With a last name like Bernstein, there’s no hiding that I light a menorah’s candles and celebrate Hanukah’s eight flickering nights.
My lineage is a little more confusing, and I’ve consumed more eggnog than you might imagine. Mom was raised Catholic, later aligning with Dad’s Judaism. The mixed upbringing manifested itself during the holidays, when we dunked fried latkes, or potato pancakes, in applesauce while sipping store-bought eggnog.
The viscous texture was a total turnoff, creamy nasal discharge sprinkled with enough nutmeg to make a pumpkin beer. Tradition never translated to pleasure, and eggnog slowly faded from our fridge. Even as a grown-up, or whatever I am now, liquor-spiked nog won’t float my boat. Give me bourbon or beer, that’s how I take my seasonal cheer.

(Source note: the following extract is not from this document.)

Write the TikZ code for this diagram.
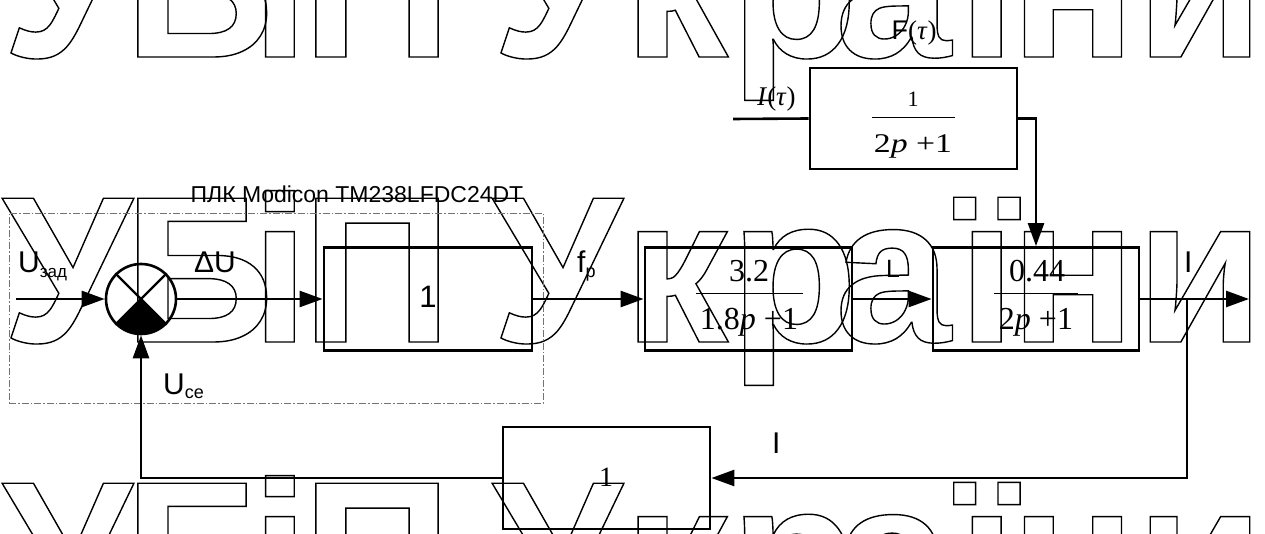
\documentclass[tikz,border=0pt]{standalone}
\usepackage{fontspec}
\usepackage{graphicx}
\setmainfont{Liberation Serif}
\newfontfamily\lsans{Liberation Sans}
\usetikzlibrary{arrows.meta,calc}
\newcommand\outl[1]{\special{pdf:literal direct 1 Tr 1.4 w}#1\special{pdf:literal direct 0 Tr}}
\begin{document}
\begin{tikzpicture}[x=1pt,y=-1pt,
  conn/.style={line width=2.6pt},
  arr/.style={conn,-{Triangle[length=23pt,width=16pt]}},
  blk/.style={draw,line width=2.8pt,minimum height=103pt,inner sep=0pt},
  lab/.style={inner sep=0pt,anchor=base west,font=\lsans\fontsize{30}{30}\selectfont},
  num/.style={inner sep=0pt,anchor=base,font=\fontsize{32}{32}\selectfont},
  bar/.style={line width=1pt},
  wm/.style={inner sep=0pt,anchor=base,font=\lsans\bfseries\fontsize{209}{209}\selectfont},
  plcbox/.style={draw=black!55,line width=0.9pt,dash pattern=on 7pt off 2pt on 1.5pt off 2pt,
    minimum width=534pt,minimum height=190pt,inner sep=0pt}
]
\useasboundingbox (0,0) rectangle (1265,534);
\clip (0,0) rectangle (1265,534);
% watermark
\foreach \wy in {57,342,627}{
  \foreach \wx/\wc in {67/У,199/Б,280/і,377/П,557/У,676/к,794/р,893/а,987/ї,1073/н,1200/и}{
    \node[wm] at (\wx,\wy) {\outl{\wc}};
  }
}
% PLC frame
\node[plcbox] (plc) at (276,308) {};
\node[inner sep=0pt,anchor=base,font=\lsans\fontsize{23}{23}\selectfont] (plclab) at (357,203) {ПЛК Modicon TM238LFDC24DT};
% summing junction
\node[circle,draw,line width=2.6pt,minimum size=70pt,inner sep=0pt] (J) at (141,299) {};
\draw[line width=2.2pt] (J.north west) -- (J.south east) (J.north east) -- (J.south west);
\fill (J.center) -- ($(J.center)+(225:35pt)$) arc[start angle=225,end angle=315,radius=35pt] -- cycle;
% blocks
\node[blk,minimum width=208pt] (B1) at (428,299) {};
\node[inner sep=0pt,anchor=base,font=\lsans\fontsize{31}{31}\selectfont] (one1) at (428,308) {1};
\node[blk,minimum width=207pt] (B2) at (748.5,299) {};
\node[num] (n2) at (749,282) {3.2};
\draw[bar] (696,294) -- (803,294);
\node[num] (d2) at (749,330) {1.8\textit{p} +1};
\node[blk,minimum width=206pt] (B3) at (1036,299) {};
\node[num] (n3) at (1037,282) {0.44};
\draw[bar] (994,294) -- (1078,294);
\node[num] (d3) at (1036,330) {2\textit{p} +1};
\node[blk,minimum width=207pt,minimum height=101pt] (B5) at (913.5,118.5) {};
\node[inner sep=0pt,anchor=base,font=\fontsize{22}{22}\selectfont] (n5) at (913,107) {1};
\draw[bar] (872,118) -- (955,118);
\node[inner sep=0pt,anchor=base,font=\fontsize{27}{27}\selectfont] (d5) at (913,153) {\scalebox{1.25}[1]{2\textit{p} +1}};
\node[blk,minimum width=207pt,minimum height=102pt] (B4) at (606.5,478) {};
\node[inner sep=0pt,anchor=base,font=\fontsize{28}{28}\selectfont] (one4) at (606,486) {1};
% connectors
\coordinate (in) at (16,299);
\coordinate (tin) at (733,119);
\coordinate (out) at (1249,299);
\coordinate (br) at (1187,299);
\draw[arr] (in) -- (J);
\draw[arr] (J.east) -- (B1.west);
\draw[arr] (B1.east) -- (B2.west);
\draw[arr] (B2.east) -- (B3.west);
\draw[arr] (B3.east) -- (out);
\draw[conn] (tin) -- (B5.west);
\draw[arr] (B5.east) -| (B3.north);
\draw[arr] (br) |- (B4.east);
\draw[arr] (B4.west) -| (J.south);
% labels
\node[lab] (lUz) at (18,273) {U\raisebox{-5pt}{\fontsize{17}{17}\selectfont зад}};
\node[lab] (ldU) at (194,273) {ΔU};
\node[lab] (lUce) at (163,394) {U\raisebox{-4pt}{\fontsize{18}{18}\selectfont ce}};
\node[lab] (lfp) at (577,273) {f\raisebox{-5pt}{\fontsize{18}{18}\selectfont p}};
\node[lab,font=\lsans\fontsize{25}{25}\selectfont] (lL) at (886,278) {L};
\node[lab] (lI1) at (1184,273) {I};
\node[lab] (lI2) at (772,453) {I};
\node[inner sep=0pt,anchor=base,font=\fontsize{27}{27}\selectfont] (lF) at (914,40) {{\lsans F}(\textit{τ})};
\node[inner sep=0pt,anchor=base west,font=\fontsize{27}{27}\selectfont] (lIt) at (757,106) {\textit{I}(\textit{τ})};
\end{tikzpicture}
\end{document}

Happily, brewing is abuzz with beers that are ace alternatives to eggnog, embracing the best attributes of winter and the maligned cocktail – minus the nauseating effects.

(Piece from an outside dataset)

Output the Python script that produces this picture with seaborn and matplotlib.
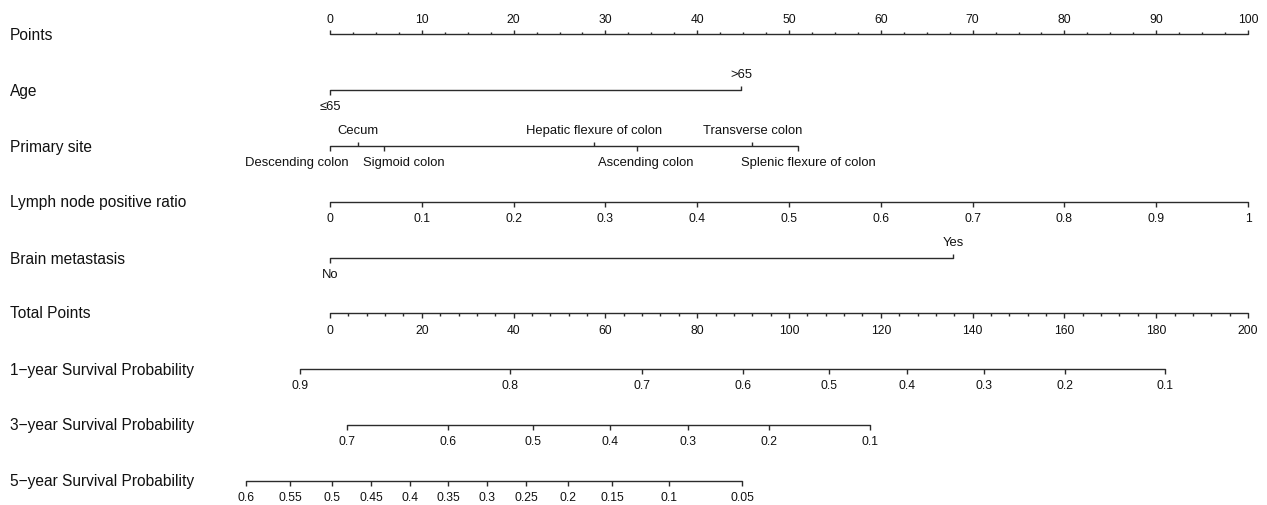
import numpy as np
import pandas as pd
import matplotlib
matplotlib.use("Agg")
import matplotlib.pyplot as plt
import seaborn as sns

# ---------------- data ----------------
row_labels = ["Points", "Age", "Primary site", "Lymph node positive ratio",
              "Brain metastasis", "Total Points",
              "1\u2212year Survival Probability", "3\u2212year Survival Probability",
              "5\u2212year Survival Probability"]

points_major = [0, 10, 20, 30, 40, 50, 60, 70, 80, 90, 100]
points_minor_step = 2.5

age_levels = ["\u226465", ">65"]
age_points = [0, 44.8]

site_levels = ["Descending colon", "Cecum", "Sigmoid colon", "Hepatic flexure of colon",
               "Ascending colon", "Transverse colon", "Splenic flexure of colon"]
site_points = [0, 3.0, 5.9, 28.8, 33.4, 46.0, 51.0]

lnr_values = [0, 0.1, 0.2, 0.3, 0.4, 0.5, 0.6, 0.7, 0.8, 0.9, 1]
lnr_points = [0, 10, 20, 30, 40, 50, 60, 70, 80, 90, 100]

brain_levels = ["No", "Yes"]
brain_points = [0, 67.9]

total_major = [0, 20, 40, 60, 80, 100, 120, 140, 160, 180, 200]
total_minor_step = 4

surv1_labels = ["0.9", "0.8", "0.7", "0.6", "0.5", "0.4", "0.3", "0.2", "0.1"]
surv1_total = [-6.5, 39.3, 68.0, 90.0, 108.7, 125.7, 142.4, 160.1, 182.0]

surv3_labels = ["0.7", "0.6", "0.5", "0.4", "0.3", "0.2", "0.1"]
surv3_total = [3.6, 25.7, 44.2, 61.1, 77.9, 95.6, 117.6]

surv5_labels = ["0.6", "0.55", "0.5", "0.45", "0.4", "0.35", "0.3", "0.25", "0.2",
                "0.15", "0.1", "0.05"]
surv5_total = [-18.3, -8.7, 0.4, 9.0, 17.4, 25.7, 34.1, 42.8, 51.9, 61.5, 73.8, 89.8]

# ---------------- layout ----------------
W, H = 1267, 506
x0_px, x100_px = 330, 1248
px_per_pt = (x100_px - x0_px) / 100.0
row_y = [35, 91, 147, 203, 259, 314, 370, 426, 482]
# horizontal nudges (pixels) applied to site labels so they do not collide
site_label_nudge_px = {"Descending colon": -33, "Sigmoid colon": 20,
                       "Ascending colon": 9, "Splenic flexure of colon": 10}

sns.set_theme(style="white")
plt.rcParams["font.family"] = ["Liberation Sans", "DejaVu Sans"]

fig = plt.figure(figsize=(W / 100, H / 100), dpi=100)
ax = fig.add_axes([0, 0, 1, 1])

LC = "#2b2b2b"
TC = "#111111"
LW = 1.0
TICK_FS = 8.7
CAT_FS = 9.4
ROW_FS = 11.2
MAJ = 4.5
MIN = 2.5

# axis lines via seaborn
segs = []
def add_seg(name, xa, xb, y):
    segs.append({"seg": name, "x": xa, "y": y})
    segs.append({"seg": name, "x": xb, "y": y})

tp = lambda t: t / 2.0  # total points -> points scale

add_seg("points", 0, 100, row_y[0])
add_seg("age", min(age_points), max(age_points), row_y[1])
add_seg("site", min(site_points), max(site_points), row_y[2])
add_seg("lnr", min(lnr_points), max(lnr_points), row_y[3])
add_seg("brain", min(brain_points), max(brain_points), row_y[4])
add_seg("total", tp(min(total_major)), tp(max(total_major)), row_y[5])
add_seg("s1", tp(min(surv1_total)), tp(max(surv1_total)), row_y[6])
add_seg("s3", tp(min(surv3_total)), tp(max(surv3_total)), row_y[7])
add_seg("s5", tp(min(surv5_total)), tp(max(surv5_total)), row_y[8])
df = pd.DataFrame(segs)
sns.lineplot(data=df, x="x", y="y", units="seg", estimator=None, color=LC,
             lw=LW, ax=ax, legend=False, sort=False)
ax.set_xlim(-x0_px / px_per_pt, (W - x0_px) / px_per_pt)
ax.set_ylim(H, 0)
ax.axis("off")

def tick(x, y, length, up):
    y2 = y - length if up else y + length
    ax.plot([x, x], [y, y2], color=LC, lw=LW, solid_capstyle="butt")

# row labels
for lab, y in zip(row_labels, row_y):
    ax.text(-x0_px / px_per_pt + 10 / px_per_pt, y, lab, fontsize=ROW_FS,
            color=TC, va="center", ha="left")

# Points axis (ticks up, labels above)
y = row_y[0]
for v in np.arange(0, 100 + 1e-9, points_minor_step):
    is_major = any(abs(v - m) < 1e-9 for m in points_major)
    tick(v, y, MAJ if is_major else MIN, True)
for m in points_major:
    ax.text(m, y - 15, str(m), fontsize=TICK_FS, color=TC, ha="center", va="center")

# categorical axes, labels alternate above/below
def cat_axis(levels, pts, y, nudge=None):
    nudge = nudge or {}
    order = np.argsort(pts, kind="stable")
    for k, i in enumerate(order):
        up = (k % 2 == 1)
        tick(pts[i], y, MAJ, up)
        xl = pts[i] + nudge.get(levels[i], 0) / px_per_pt
        ax.text(xl, y - 16 if up else y + 16, levels[i], fontsize=CAT_FS,
                color=TC, ha="center", va="center")

cat_axis(age_levels, age_points, row_y[1])
cat_axis(site_levels, site_points, row_y[2], site_label_nudge_px)
cat_axis(brain_levels, brain_points, row_y[4])

# Lymph node ratio
y = row_y[3]
for v, p in zip(lnr_values, lnr_points):
    tick(p, y, MAJ, False)
    ax.text(p, y + 16, f"{v:g}", fontsize=TICK_FS, color=TC, ha="center", va="center")

# Total points
y = row_y[5]
for v in np.arange(0, 200 + 1e-9, total_minor_step):
    is_major = any(abs(v - m) < 1e-9 for m in total_major)
    tick(tp(v), y, MAJ if is_major else MIN, False)
for m in total_major:
    ax.text(tp(m), y + 17, str(m), fontsize=TICK_FS, color=TC, ha="center", va="center")

# survival axes
for labels, tots, y in [(surv1_labels, surv1_total, row_y[6]),
                        (surv3_labels, surv3_total, row_y[7]),
                        (surv5_labels, surv5_total, row_y[8])]:
    for lab, t in zip(labels, tots):
        tick(tp(t), y, MAJ, False)
        ax.text(tp(t), y + 16, lab, fontsize=TICK_FS, color=TC, ha="center", va="center")

fig.savefig("out.png", dpi=100, facecolor="white")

When you’re with in-laws and the conversational well runs drier than an overcooked ham, or talk to turns to politics, break out a bottle of white stout. It’s a banter-boosting, fool-the-eye style that finds brewers infusing a blonde or golden ale with coffee and maybe cacao nibs, creating flavors or aromas evocative of stouts but with a color closer in complexion to a snowdrift.
Evil Twin’s forthcoming release is a holiday-appropriate IPA packed with egg whites, lactose, nutmeg, & vanilla.”
On other hand, if eggnog’s creaminess is actually a selling point, you’ll have a cow over the milkshake IPA. The subset is fortified with lactose, a non-fermentable milk sugar that boosts body and mouthfeel, imparting a lick of lollipop sweetness. Tired Hands and Omnipollo popularized the practice, infusing the textural IPAs with a range of fruits. Now, milkshake IPAs have gone global, made by everyone from Denmark’s Alefarm Brewing to Minneapolis’ Dangerous Man and Modist, and Toronto’s Bellwoods, which offers the Milkshark series.
Perhaps you’ve reached this point in the article and you’re shaking your head, wondering, What kind of heathen hates eggnog? Don’t fret, my friends, for several beers are ably tuned to your seasonal tastes. Lately, breweries have begun applying eggnog’s spice template – nutmeg, vanilla, bourbon – to create merry-making milk stouts such as Burnt Hickory’s Noggin’ Knocker and Spring House Brewing’s The Martians Kidnap Santa!
One sip, and you’ll never go back to nog again.
Noble Ale Works
“We were just trying to do something different, and perhaps give the drinker a little mind-fuck,” Noble head brewer Brad Kominek told All About Beer about Naughty Sauce. The see-through “stout” is brewed with oats, lactose and loads of coffee, the aroma as potent as a freshly brewed Folger’s. “We liked the idea of someone saying, ‘How does it look like this, but taste like THIS?!’”
Evil Twin Brewing
The Brooklyn-based gypsy brewery has never been bashful about lobbing a Molotov cocktail at brewing conventions, embracing the culinary world and lobbing donuts and fried chicken into their beer. Here, Evil Twin’s release is a holiday-appropriate IPA packed with egg whites, lactose, nutmeg, and vanilla. Consider it a hop head’s yuletide treat.
Fieldwork Brewing Company
For each batch of this luau-ready double IPA, the Bay Area brewery hand-toasts 100 pounds of coconuts and makes it snow lactose. Fieldwoks then tosses enough tropical hops to fill a swimming pool, creating this luscious and toasty sail across your taste buds. It’d be right at home at a tiki bar, or in your right hand as you dream of warmer days to come.
Rhinegeist and Three Weavers Brewing Company
Penguin Blonde Stout
Three Weavers’ head of sales, Omar Douglas, is terrified of penguins. Naturally, Rhinegeist cofounder – and old buddy – Bryant Goulding decided he’d never let his friend forget his fear by naming this collaborative blonde stout after his nightmare fuel. It nixes roasted barley, instead getting its roasty, chocolaty notes courtesy of coffee and cacao nibs. Oats make Penguin smoother than a fresh slalom down the slopes.
Gun Hill Brewing Company
Mosaic Soft Serve
Increasingly, ice cream has become a brewing motif, most notably with Stone’s strawberry-like Neapolitan Dynamite. Here, the Bronx brewery makes a wee IPA – like, 3% alcohol by volume – that’s plumped out with lactose and dosed with Mosic hops for a dank charge of blueberry and pine. Buy a four-pack. Soft Serve’s low alcohol means you’ll never be licked.